Stress is not always negative. A certain amount of stress can be good for us, keeping us motivated and pushing us to achieve our aims. In fact some people thrive in stressful and highly pressured situations, finding that it makes them more responsive, creative and productive.  If you’re anything like me, the pull of a looming deadline can help to improve focus and get things done. But there comes a point at which stress becomes unhealthy and can start to have rippling effects on our personal lives, wellbeing and ability to perform effectively at work. As with most things in life, the key is to achieve a balance. We need to recognise the difference between good and bad stress so we can find effective ways to control it.   

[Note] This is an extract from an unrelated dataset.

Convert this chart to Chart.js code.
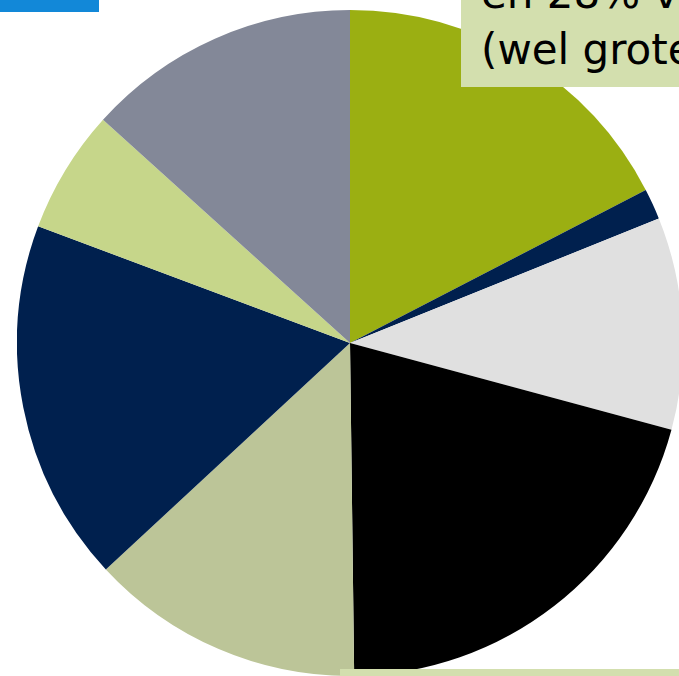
<!DOCTYPE html>
<html>
<head>
<meta charset="utf-8">
<script src="https://cdn.jsdelivr.net/npm/chart.js@4"></script>
<style>
  html, body { margin: 0; padding: 0; width: 679px; height: 676px; overflow: hidden; background: #fff; }
  #wrap { position: absolute; left: 17px; top: 10px; width: 666px; height: 666px; }
  .bar { position: absolute; left: 0; top: 0; width: 99px; height: 12px; background: #1288d8; }
  .note { position: absolute; left: 461px; top: 0; width: 240px; height: 87px; background: #d3dfae; overflow: hidden; }
  .note div { position: absolute; left: 20px; white-space: nowrap; font-family: "DejaVu Sans", sans-serif; font-size: 42px; line-height: 42px; color: #000; }
  .foot { position: absolute; left: 340px; top: 669px; width: 360px; height: 20px; background: #d3dfae; }
</style>
</head>
<body>
<div id="wrap"><canvas id="chart" width="666" height="666"></canvas></div>
<div class="bar"></div>
<div class="note">
  <div style="top:-27px">en 28% van de</div>
  <div style="top:29px">(wel groter)</div>
</div>
<div class="foot"></div>
<script>
// slice shares in percent, clockwise from the top
let labels = ["A", "B", "C", "D", "E", "F", "G", "H"];
let values = [17.4, 1.5, 10.3, 20.6, 13.3, 17.6, 6.0, 13.3];
let colors = ["#9baf12", "#00204e", "#e0e0e0", "#000000", "#bcc598", "#00204e", "#c6d68a", "#838898"];

let ctx = document.getElementById("chart").getContext("2d");
new Chart(ctx, {
    type: "pie",
    data: {
        labels: labels,
        datasets: [{
            data: values,
            backgroundColor: colors,
            borderWidth: 0
        }]
    },
    options: {
        responsive: false,
        animation: false,
        layout: { padding: 0 },
        plugins: {
            legend: { display: false },
            tooltip: { enabled: false }
        }
    }
});
</script>
</body>
</html>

Far from being an issue that only affects individuals, stress can lead to significant problems in the workplace. It can lead to:  

  • High absenteeism
  • High labour turnover
  • Poor time keeping
  • Poor performance and productivity
  • Low morale
  • Poor motivation
  • Increased employee complaints
  • Increased ill-health, accidents and incidents reports

So what can we do about it?

  1. There are many ways to address stress in the workplace, but key to success is encouraging a supportive and open culture.
  2. Train managers well to recognise signs and causes of unhealthy stress and give them the tools and confidence to address concerns at an early stage.
  3. Encourage open communication and find ways to share key information with your team. If your company offers great perks like an employee assistance programme, gym memberships or a health care plan, then shout about it! Encourage your employees to make good use of the support available to them.
  4. Get people talking and supporting each other. Encourage employees to share their thoughts and feedback and be prepared to take action to show you’re listening – small changes can go a long way.
  5. Think about introducing flexible working practices if you don’t have them in place already. Caring responsibilities, hectic daily commutes and personal commitments can all add to our stress levels. Options to help improve work-life balance can have a significant impact.
  6. Care about your employees. Follow up with them after periods of sickness absence and make sure they take regular breaks and time away from their work. Encourage healthy habits like outdoor walks at lunchtime or ditching the chocolate and fatty snacks in favour of fruits and healthier options.
  7. Encourage your team to switch off at the end of their working day and refrain from emailing and working late into the evening on a regular basis. Longer hours worked does not necessarily equal greater productivity and can often have the reverse effect.  

Let’s talk about stress and find ways to beat it together!